** Start Records provided **

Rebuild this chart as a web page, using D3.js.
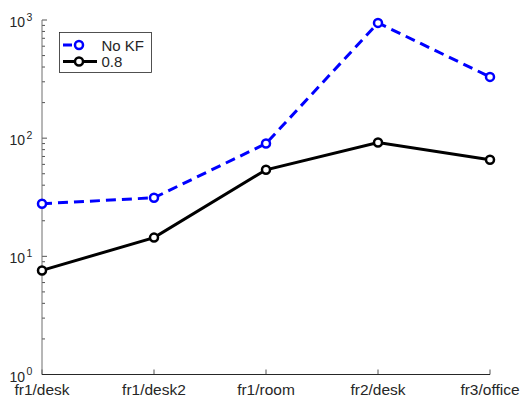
<!DOCTYPE html>
<html>
<head>
<meta charset="utf-8">
<script src="https://cdn.jsdelivr.net/npm/d3@7"></script>
<style>
  body { margin: 0; background: #fff; }
  text { font-family: "Liberation Sans", Arial, sans-serif; fill: #262626; }
</style>
</head>
<body>
<div id="chart"></div>
<script>
// data
var categories = ["fr1/desk", "fr1/desk2", "fr1/room", "fr2/desk", "fr3/office"];
var noKF = [27.9, 31.3, 90, 945, 330];
var kf08 = [7.6, 14.4, 54, 92, 65.6];
var seriesNames = ["No KF", "0.8"];
var yTickExps = [0, 1, 2, 3];

var W = 524, H = 399;
var svg = d3.select("#chart").append("svg")
    .attr("width", W)
    .attr("height", H);

var x = d3.scalePoint()
    .domain(categories)
    .range([42, 490]);

var y = d3.scaleLog()
    .domain([1, 1000])
    .range([374.5, 20]);

// minor ticks on log axis
var minor = [];
for (var e = 0; e < 3; e++) {
    for (var m = 2; m <= 9; m++) minor.push(m * Math.pow(10, e));
}
svg.append("g").selectAll("line").data(minor).enter().append("line")
    .attr("x1", 42).attr("x2", 45)
    .attr("y1", function (d) { return y(d); })
    .attr("y2", function (d) { return y(d); })
    .attr("stroke", "#262626").attr("stroke-width", 0.8);

// major y ticks + labels
var yg = svg.append("g");
yTickExps.forEach(function (p) {
    var v = Math.pow(10, p);
    yg.append("line")
        .attr("x1", 42).attr("x2", 47)
        .attr("y1", y(v)).attr("y2", y(v))
        .attr("stroke", "#262626").attr("stroke-width", 0.8);
    var t = yg.append("text")
        .attr("x", 25).attr("y", y(v) + 7)
        .attr("text-anchor", "end")
        .style("font-size", "14px")
        .text("10");
    yg.append("text")
        .attr("x", 26.5).attr("y", y(v) + 0.5)
        .style("font-size", "10.5px")
        .text(String(p));
});

// x ticks + labels
var xg = svg.append("g");
categories.forEach(function (c) {
    xg.append("line")
        .attr("x1", x(c)).attr("x2", x(c))
        .attr("y1", 374.5).attr("y2", 369.5)
        .attr("stroke", "#262626").attr("stroke-width", 0.8);
    xg.append("text")
        .attr("x", x(c)).attr("y", 395)
        .attr("text-anchor", "middle")
        .style("font-size", "15.5px")
        .text(c);
});

// axis lines
svg.append("line")
    .attr("x1", 42).attr("x2", 42).attr("y1", 20).attr("y2", 374.5)
    .attr("stroke", "#6e6e6e").attr("stroke-width", 1);
svg.append("line")
    .attr("x1", 42).attr("x2", 490).attr("y1", 374.5).attr("y2", 374.5)
    .attr("stroke", "#262626").attr("stroke-width", 1);

// series
var series = [
    { name: seriesNames[0], values: noKF, color: "#0000ff", dash: "10,6" },
    { name: seriesNames[1], values: kf08, color: "#000000", dash: null }
];

var line = d3.line()
    .x(function (d, i) { return x(categories[i]); })
    .y(function (d) { return y(d); });

series.forEach(function (s) {
    svg.append("path")
        .datum(s.values)
        .attr("d", line)
        .attr("fill", "none")
        .attr("stroke", s.color)
        .attr("stroke-width", 3)
        .attr("stroke-dasharray", s.dash);
    svg.append("g").selectAll("circle").data(s.values).enter().append("circle")
        .attr("cx", function (d, i) { return x(categories[i]); })
        .attr("cy", function (d) { return y(d); })
        .attr("r", 4)
        .attr("fill", "#fff")
        .attr("stroke", s.color)
        .attr("stroke-width", 2.5);
});

// legend
var lg = svg.append("g");
lg.append("rect")
    .attr("x", 59.5).attr("y", 32.5)
    .attr("width", 92).attr("height", 40)
    .attr("fill", "#fff")
    .attr("stroke", "#262626").attr("stroke-width", 0.8);
series.forEach(function (s, i) {
    var ly = 45 + i * 16.5;
    lg.append("line")
        .attr("x1", 63).attr("x2", 97)
        .attr("y1", ly).attr("y2", ly)
        .attr("stroke", s.color).attr("stroke-width", 3)
        .attr("stroke-dasharray", s.dash ? "9,6,4,15" : null);
    lg.append("circle")
        .attr("cx", 79).attr("cy", ly).attr("r", 4)
        .attr("fill", "#fff")
        .attr("stroke", s.color).attr("stroke-width", 2.5);
    lg.append("text")
        .attr("x", 101.5).attr("y", ly + 5.5)
        .style("font-size", "15px")
        .text(s.name);
});
</script>
</body>
</html>
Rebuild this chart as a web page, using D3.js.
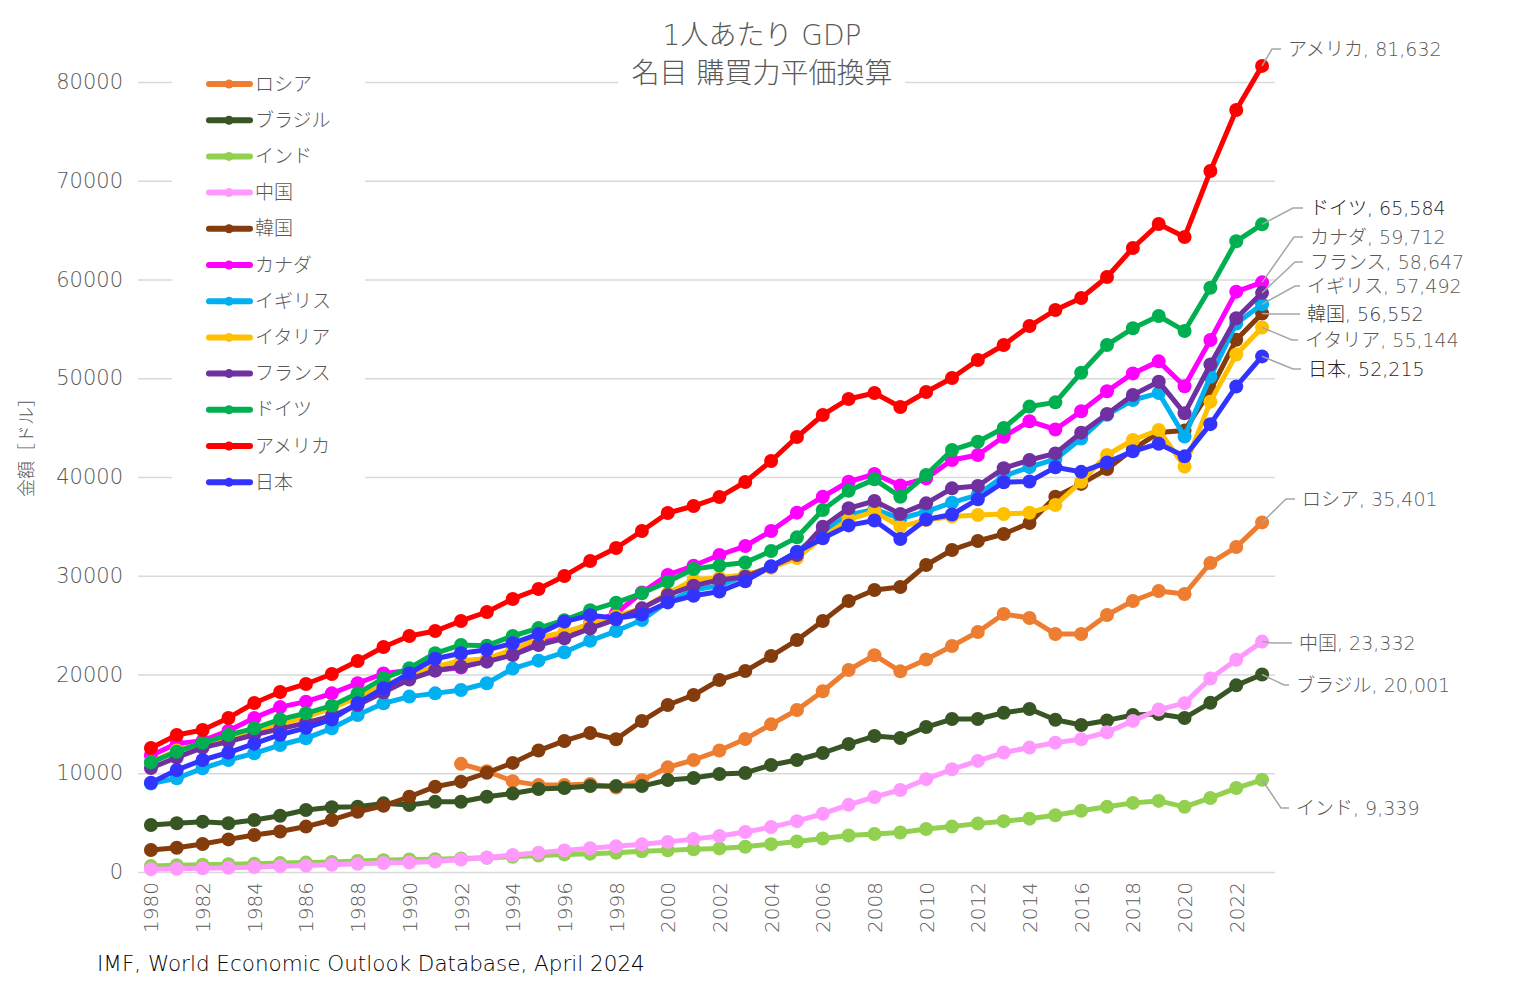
<!DOCTYPE html>
<html><head><meta charset="utf-8">
<script src="https://cdn.jsdelivr.net/npm/d3@7"></script>
<style>
body{margin:0;background:#fff}
svg{display:block}
text{font-family:"DejaVu Sans","Noto Sans CJK JP",sans-serif;font-weight:200}
</style>
</head><body>
<svg id="chart" width="1524" height="996"></svg>
<script>
// ---------- DATA ----------
const years = [1980,1981,1982,1983,1984,1985,1986,1987,1988,1989,
               1990,1991,1992,1993,1994,1995,1996,1997,1998,1999,
               2000,2001,2002,2003,2004,2005,2006,2007,2008,2009,
               2010,2011,2012,2013,2014,2015,2016,2017,2018,2019,
               2020,2021,2022,2023];
const xTickYears = [1980,1982,1984,1986,1988,1990,1992,1994,1996,1998,2000,2002,2004,2006,2008,2010,2012,2014,2016,2018,2020,2022];
const yTicks = [0,10000,20000,30000,40000,50000,60000,70000,80000];

const seriesNames  = ["ロシア","ブラジル","インド","中国","韓国","カナダ","イギリス","イタリア","フランス","ドイツ","アメリカ","日本"];
const seriesColors = ["#ED7D31","#375623","#92D050","#FF99FF","#843C0C","#FF00FF","#00B0F0","#FFC000","#7030A0","#00B050","#FF0000","#3333FF"];

const russia = [null,null,null,null,null,null,null,null,null,null,
  null,null,10950,10200,9200,8800,8800,8900,8550,9300,
  10600,11340,12300,13470,14950,16410,18300,20460,21950,20320,
  21520,22890,24300,26130,25720,24100,24100,26030,27440,28460,
  28150,31290,32910,35401];
const brazil = [4760,4930,5100,4930,5270,5700,6280,6550,6610,6950,
  6780,7120,7120,7620,7950,8400,8510,8710,8700,8700,
  9320,9520,9920,10030,10840,11340,12050,12960,13770,13570,
  14680,15490,15490,16130,16500,15420,14890,15350,15900,16000,
  15600,17130,18900,20001];
const india = [620,690,740,790,840,900,950,1010,1110,1190,
  1270,1300,1370,1440,1550,1660,1780,1860,1950,2100,
  2190,2300,2390,2560,2820,3090,3390,3700,3850,4000,
  4350,4600,4900,5150,5400,5750,6200,6600,7000,7200,
  6600,7500,8500,9339];
const china = [290,330,380,430,510,590,650,740,840,900,
  950,1060,1260,1470,1720,1950,2180,2400,2600,2800,
  3050,3330,3650,4050,4550,5150,5900,6800,7600,8300,
  9400,10400,11250,12100,12600,13100,13450,14150,15300,16450,
  17100,19600,21500,23332];
const korea = [2230,2450,2830,3300,3750,4100,4600,5270,6100,6710,
  7620,8640,9150,10050,11050,12300,13270,14080,13450,15290,
  16910,17920,19440,20350,21870,23490,25420,27440,28560,28860,
  31090,32610,33520,34230,35340,38000,39300,40800,42800,44500,
  44700,48800,53900,56552];
const canada = [11800,13000,13300,14300,15600,16700,17250,18090,19110,20100,
  20400,20400,20700,21400,22500,23300,24000,25200,26200,28300,
  30080,31010,32100,33010,34530,36390,38000,39520,40300,39140,
  39860,41720,42230,44080,45650,44810,46660,48690,50490,51710,
  49190,53870,58770,59712];
const uk = [8950,9490,10500,11340,12020,12860,13540,14550,15900,17080,
  17760,18090,18430,19110,20600,21400,22250,23420,24400,25520,
  27370,28560,29000,30000,30920,32440,34460,36150,36720,35800,
  36500,37400,38200,40100,41000,41800,43900,46300,47800,48500,
  44100,50150,55540,57492];
const italy = [11100,12300,13000,13500,14200,15000,15700,16600,17700,18900,
  19900,20800,21400,21600,22500,23700,24300,25100,25900,26700,
  28200,29600,29800,30100,30800,31800,33900,35700,36500,34970,
  35650,36000,36150,36250,36380,37160,39520,42230,43750,44760,
  41050,47630,52410,55144];
const france = [10530,11600,12600,13200,13900,14500,15100,15800,16900,18200,
  19500,20400,20800,21300,21970,22990,23660,24670,25590,26700,
  28050,29000,29570,29900,30920,32100,34970,36830,37570,36250,
  37330,38850,39090,40880,41720,42390,44490,46380,48300,49650,
  46450,51390,56070,58647];
const germany = [11100,12180,13090,13870,14550,15460,16070,16840,18090,19610,
  20630,22150,22990,22920,23900,24700,25500,26500,27270,28220,
  29400,30690,31030,31340,32500,33890,36660,38610,39760,38000,
  40200,42730,43570,44960,47130,47560,50560,53370,55060,56300,
  54790,59170,63870,65584];
const usa = [12557,13873,14380,15600,17110,18230,19040,20050,21370,22780,
  23900,24400,25420,26330,27650,28660,29980,31500,32810,34530,
  36350,37060,37970,39490,41620,44050,46280,47900,48510,47090,
  48610,50030,51850,53370,55290,56910,58130,60250,63190,65620,
  64300,70990,77160,81632];
const japan = [9040,10330,11340,12100,13000,13900,14600,15450,17100,18610,
  20130,21600,22150,22500,23160,24100,25350,26000,25700,26080,
  27300,27970,28400,29450,30950,32400,33800,35100,35600,33720,
  35700,36200,37750,39470,39550,40980,40520,41480,42600,43370,
  42090,45350,49170,52215];

const seriesValues = [russia,brazil,india,china,korea,canada,uk,italy,france,germany,usa,japan];

// end-label layout (pixels): elbow x, label y, text x, text colour
const labelLayout = {
  "アメリカ": {ex:1272, ly:49,  tx:1288, c:"#595959"},
  "ドイツ":   {ex:1293, ly:208, tx:1310, c:"#262626"},
  "カナダ":   {ex:1294, ly:237, tx:1310, c:"#595959"},
  "フランス": {ex:1295, ly:262, tx:1310, c:"#595959"},
  "イギリス": {ex:1295, ly:286, tx:1307, c:"#595959"},
  "韓国":     {ex:1272, ly:314, tx:1307, c:"#404040"},
  "イタリア": {ex:1292, ly:340, tx:1305, c:"#595959"},
  "日本":     {ex:1293, ly:369, tx:1308, c:"#262626"},
  "ロシア":   {ex:1286, ly:499, tx:1302, c:"#595959"},
  "中国":     {ex:1272, ly:643, tx:1299, c:"#595959"},
  "ブラジル": {ex:1284, ly:685, tx:1296, c:"#595959"},
  "インド":   {ex:1281, ly:808, tx:1296, c:"#595959"}
};

// ---------- CHART ----------
const svg = d3.select("#chart");
const L = 138, R = 1275, T = 82, B = 872;
const x = d3.scalePoint().domain(years).range([L, R]).padding(0.5);
const y = d3.scaleLinear().domain([0, 80000]).range([B, T]);

// gridlines + y labels
const yAxis = svg.append("g").attr("transform", `translate(${L},0)`)
  .call(d3.axisLeft(y).tickValues(yTicks).tickSize(-(R - L)).tickPadding(15).tickFormat(d3.format("d")));
yAxis.select(".domain").remove();
yAxis.selectAll(".tick line").attr("stroke", "#d9d9d9").attr("stroke-width", 1.3);
yAxis.selectAll(".tick text").attr("fill", "#595959").style("font-size", "21px");

// x labels
const xAxis = svg.append("g").attr("transform", `translate(0,${B})`)
  .call(d3.axisBottom(x).tickValues(xTickYears).tickSize(0));
xAxis.select(".domain").remove();
xAxis.selectAll(".tick text")
  .attr("transform", "rotate(-90)")
  .attr("x", -10).attr("y", 0).attr("dy", "0.35em")
  .attr("text-anchor", "end")
  .attr("fill", "#595959").style("font-size", "20px");

// y axis title
svg.append("text").attr("transform", "translate(27,443) rotate(-90)")
  .attr("text-anchor", "middle").attr("dy", "0.35em")
  .attr("fill", "#595959").style("font-size", "18px").text("金額［ドル］");

// series
seriesNames.forEach((name, k) => {
  const pts = seriesValues[k].map((v, i) => ({yr: years[i], v}));
  const g = svg.append("g");
  g.append("path")
    .attr("d", d3.line().defined(d => d.v != null).x(d => x(d.yr)).y(d => y(d.v))(pts))
    .attr("fill", "none").attr("stroke", seriesColors[k]).attr("stroke-width", 5)
    .attr("stroke-linejoin", "round");
  g.selectAll("circle").data(pts.filter(d => d.v != null))
    .join("circle").attr("cx", d => x(d.yr)).attr("cy", d => y(d.v)).attr("r", 7)
    .attr("fill", seriesColors[k]);
});

// end labels with leader lines
const fmt = d3.format(",");
seriesNames.forEach((name, k) => {
  const vals = seriesValues[k];
  const last = vals[vals.length - 1];
  const px = x(years[years.length - 1]), py = y(last);
  const lay = labelLayout[name];
  svg.append("path")
    .attr("d", `M${px},${py}L${lay.ex},${lay.ly}L${lay.tx - 7},${lay.ly}`)
    .attr("fill", "none").attr("stroke", "#a6a6a6").attr("stroke-width", 1.5);
  svg.append("text").attr("x", lay.tx).attr("y", lay.ly).attr("dy", "0.35em")
    .attr("fill", lay.c).style("font-size", "19px")
    .text(`${name}, ${fmt(last)}`);
});

// title
svg.append("rect").attr("x", 618).attr("y", 12).attr("width", 287).attr("height", 82).attr("fill", "#fff");
svg.append("text").attr("x", 762).attr("y", 45).attr("text-anchor", "middle")
  .attr("fill", "#595959").style("font-size", "28px").text("1人あたり GDP");
svg.append("text").attr("x", 762).attr("y", 83).attr("text-anchor", "middle")
  .attr("fill", "#595959").style("font-size", "28px").text("名目 購買力平価換算");

// legend
const lg = svg.append("g");
lg.append("rect").attr("x", 172).attr("y", 62).attr("width", 193).attr("height", 440).attr("fill", "#fff");
seriesNames.forEach((name, k) => {
  const ly = 84 + k * 36.2;
  lg.append("line").attr("x1", 209).attr("x2", 250).attr("y1", ly).attr("y2", ly)
    .attr("stroke", seriesColors[k]).attr("stroke-width", 6).attr("stroke-linecap", "round");
  lg.append("circle").attr("cx", 229).attr("cy", ly).attr("r", 4.5).attr("fill", seriesColors[k]);
  lg.append("text").attr("x", 255).attr("y", ly).attr("dy", "0.35em")
    .attr("fill", "#595959").style("font-size", "19px").text(name);
});

// source
svg.append("text").attr("x", 97).attr("y", 971).attr("fill", "#000")
  .style("font-size", "21.5px").text("IMF, World Economic Outlook Database, April 2024");
</script>
</body></html>
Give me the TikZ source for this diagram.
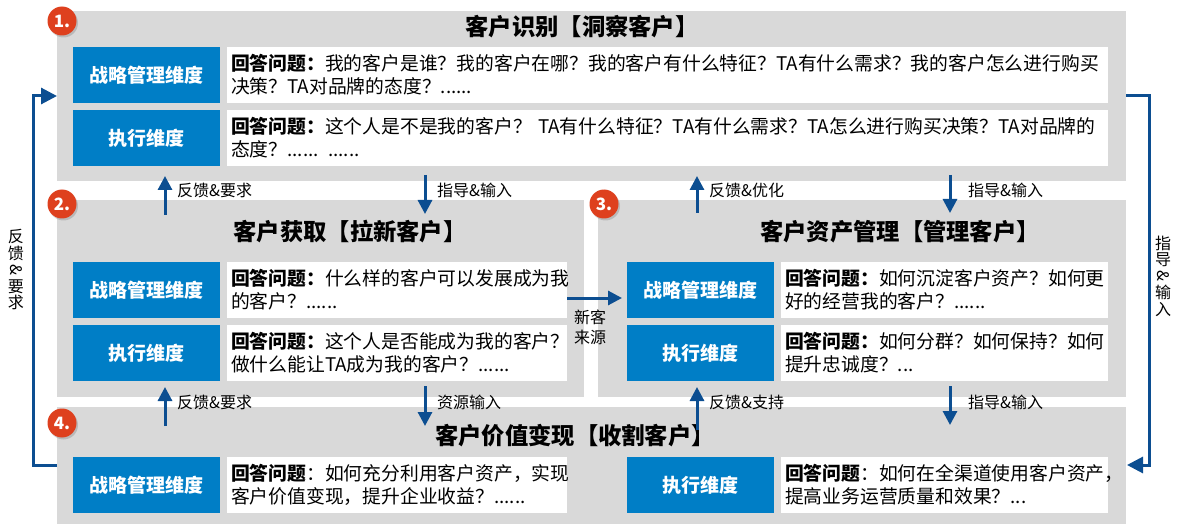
\documentclass[tikz,border=0pt]{standalone}
\usepackage{fontspec}
\usepackage{graphicx}
\setmainfont{Noto Sans CJK SC}
\usetikzlibrary{arrows.meta,shadows}
\definecolor{pgray}{RGB}{217,217,217}
\definecolor{boxblue}{RGB}{0,126,198}
\definecolor{arrblue}{RGB}{12,78,145}
\definecolor{badgered}{RGB}{222,64,30}
\newcommand{\amp}{\rotatebox[origin=c]{-90}{\&}}
\begin{document}
\begin{tikzpicture}[x=1pt,y=-1pt,
  panel/.style={fill=pgray,draw=none,inner sep=0,outer sep=0,anchor=north west},
  dimbox/.style={fill=boxblue,text=white,font=\fontsize{19}{22}\selectfont\bfseries,
    minimum width=147pt,minimum height=56pt,inner sep=0,outer sep=0,anchor=north west},
  ansbox/.style={fill=white,align=left,font=\fontsize{18.8}{23}\selectfont,
    minimum height=56pt,inner xsep=4pt,inner ysep=0,outer sep=0,anchor=north west},
  ptitle/.style={font=\fontsize{23.3}{26}\selectfont\bfseries,inner sep=0},
  lbl/.style={font=\fontsize{16}{18}\selectfont,anchor=west,inner sep=0},
  vlbl/.style={font=\fontsize{16}{16.5}\selectfont,align=center,inner sep=0},
  arr/.style={draw=arrblue,line width=3pt,-{Triangle[length=14pt,width=14pt]}},
  sidearr/.style={draw=arrblue,line width=3pt,-{Triangle[length=16pt,width=16pt]}},
  badge/.style={circle,fill=badgered,text=white,font=\fontsize{17}{17}\selectfont\bfseries,
    minimum size=29pt,inner sep=0,drop shadow={opacity=0.35,shadow xshift=1.5pt,shadow yshift=-2pt}}
]
\useasboundingbox (0,0) rectangle (1179,524);
% panels
\node[panel,minimum width=1069pt,minimum height=170pt] (p1) at (57,11) {};
\node[panel,minimum width=527pt,minimum height=197pt] (p2) at (57,200) {};
\node[panel,minimum width=528pt,minimum height=197pt] (p3) at (598,200) {};
\node[panel,minimum width=1069pt,minimum height=117pt] (p4) at (57,407) {};
% titles
\node[ptitle] (t1) at (582,27) {客户识别【洞察客户】};
\node[ptitle] (t2) at (350,232) {客户获取【拉新客户】};
\node[ptitle] (t3) at (900,232) {客户资产管理【管理客户】};
\node[ptitle] (t4) at (575,436) {客户价值变现【收割客户】};
% panel 1
\node[dimbox] (b1a) at (73,47) {战略管理维度};
\node[dimbox] (b1b) at (73,110) {执行维度};
\node[ansbox,minimum width=881pt,text width=873pt] (w1a) at (227,47)
  {\textbf{回答问题：}我的客户是谁？我的客户在哪？我的客户有什么特征？TA有什么需求？我的客户怎么进行购买\\决策？TA对品牌的态度？......};
\node[ansbox,minimum width=881pt,text width=873pt] (w1b) at (227,110)
  {\textbf{回答问题：}这个人是不是我的客户？ TA有什么特征？TA有什么需求？TA怎么进行购买决策？TA对品牌的\\态度？...... ......};
% panel 2
\node[dimbox] (b2a) at (73,262) {战略管理维度};
\node[dimbox] (b2b) at (73,325) {执行维度};
\node[ansbox,minimum width=340pt,text width=332pt] (w2a) at (227,262)
  {\textbf{回答问题：}什么样的客户可以发展成为我\\的客户？......};
\node[ansbox,minimum width=340pt,text width=332pt] (w2b) at (227,325)
  {\textbf{回答问题：}这个人是否能成为我的客户？\\做什么能让TA成为我的客户？......};
% panel 3
\node[dimbox] (b3a) at (627,262) {战略管理维度};
\node[dimbox] (b3b) at (627,325) {执行维度};
\node[ansbox,minimum width=327pt,text width=319pt] (w3a) at (781,262)
  {\textbf{回答问题：}如何沉淀客户资产？如何更\\好的经营我的客户？......};
\node[ansbox,minimum width=327pt,text width=319pt] (w3b) at (781,325)
  {\textbf{回答问题：}如何分群？如何保持？如何\\提升忠诚度？...};
% panel 4
\node[dimbox] (b4a) at (73,457) {战略管理维度};
\node[dimbox] (b4b) at (627,457) {执行维度};
\node[ansbox,minimum width=340pt,text width=332pt] (w4a) at (227,457)
  {\textbf{回答问题}：如何充分利用客户资产，实现\\客户价值变现，提升企业收益？......};
\node[ansbox,minimum width=327pt,text width=319pt] (w4b) at (781,457)
  {\textbf{回答问题}：如何在全渠道使用客户资产，\\提高业务运营质量和效果？...};
% badges
\node[badge] (n1) at (62,21) {1.};
\node[badge] (n2) at (62,204) {2.};
\node[badge] (n3) at (604,204) {3.};
\node[badge] (n4) at (62,423) {4.};
% arrows between panels (top)
\coordinate (a1s) at (165,215); \coordinate (a1e) at (165,176);
\coordinate (a2s) at (425,175); \coordinate (a2e) at (425,214);
\coordinate (a3s) at (697,213); \coordinate (a3e) at (697,176);
\coordinate (a4s) at (950,175); \coordinate (a4e) at (950,213);
\draw[arr] (a1s) -- (a1e);
\draw[arr] (a2s) -- (a2e);
\draw[arr] (a3s) -- (a3e);
\draw[arr] (a4s) -- (a4e);
\node[lbl] (l1) at (177,190) {反馈\&要求};
\node[lbl] (l2) at (437,190) {指导\&输入};
\node[lbl] (l3) at (709,190) {反馈\&优化};
\node[lbl] (l4) at (968,190) {指导\&输入};
% arrows between panels (bottom)
\coordinate (c1s) at (165,426); \coordinate (c1e) at (165,387);
\coordinate (c2s) at (425,386); \coordinate (c2e) at (425,426);
\coordinate (c3s) at (697,430); \coordinate (c3e) at (697,387);
\coordinate (c4s) at (950,386); \coordinate (c4e) at (950,425);
\draw[arr] (c1s) -- (c1e);
\draw[arr] (c2s) -- (c2e);
\draw[arr] (c3s) -- (c3e);
\draw[arr] (c4s) -- (c4e);
\node[lbl] (m1) at (177,402) {反馈\&要求};
\node[lbl] (m2) at (437,402) {资源输入};
\node[lbl] (m3) at (709,402) {反馈\&支持};
\node[lbl] (m4) at (968,402) {指导\&输入};
% new customer source
\coordinate (nc1) at (567,298); \coordinate (nc2) at (622,298);
\draw[arr] (nc1) -- (nc2);
\node[vlbl,font=\fontsize{16}{20}\selectfont] (ncl) at (590,327) {新客\\来源};
% side loops
\coordinate (lA) at (57,465); \coordinate (lB) at (57,96);
\draw[sidearr] (lA) -- (33,465) -- (33,96) -- (lB);
\node[vlbl] (lv) at (16,270) {反\\馈\\\amp\\要\\求};
\coordinate (rA) at (1126,96); \coordinate (rB) at (1127,465);
\draw[sidearr] (rA) -- (1149,96) -- (1149,465) -- (rB);
\node[vlbl] (rv) at (1163,276) {指\\导\\\amp\\输\\入};
\end{tikzpicture}
\end{document}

** End Records provided **

**Directions:** Every line in the data above that contains "source" needs to be copied.

**Right answer:**
// source
Give me the TikZ source for this diagram.
% new customer source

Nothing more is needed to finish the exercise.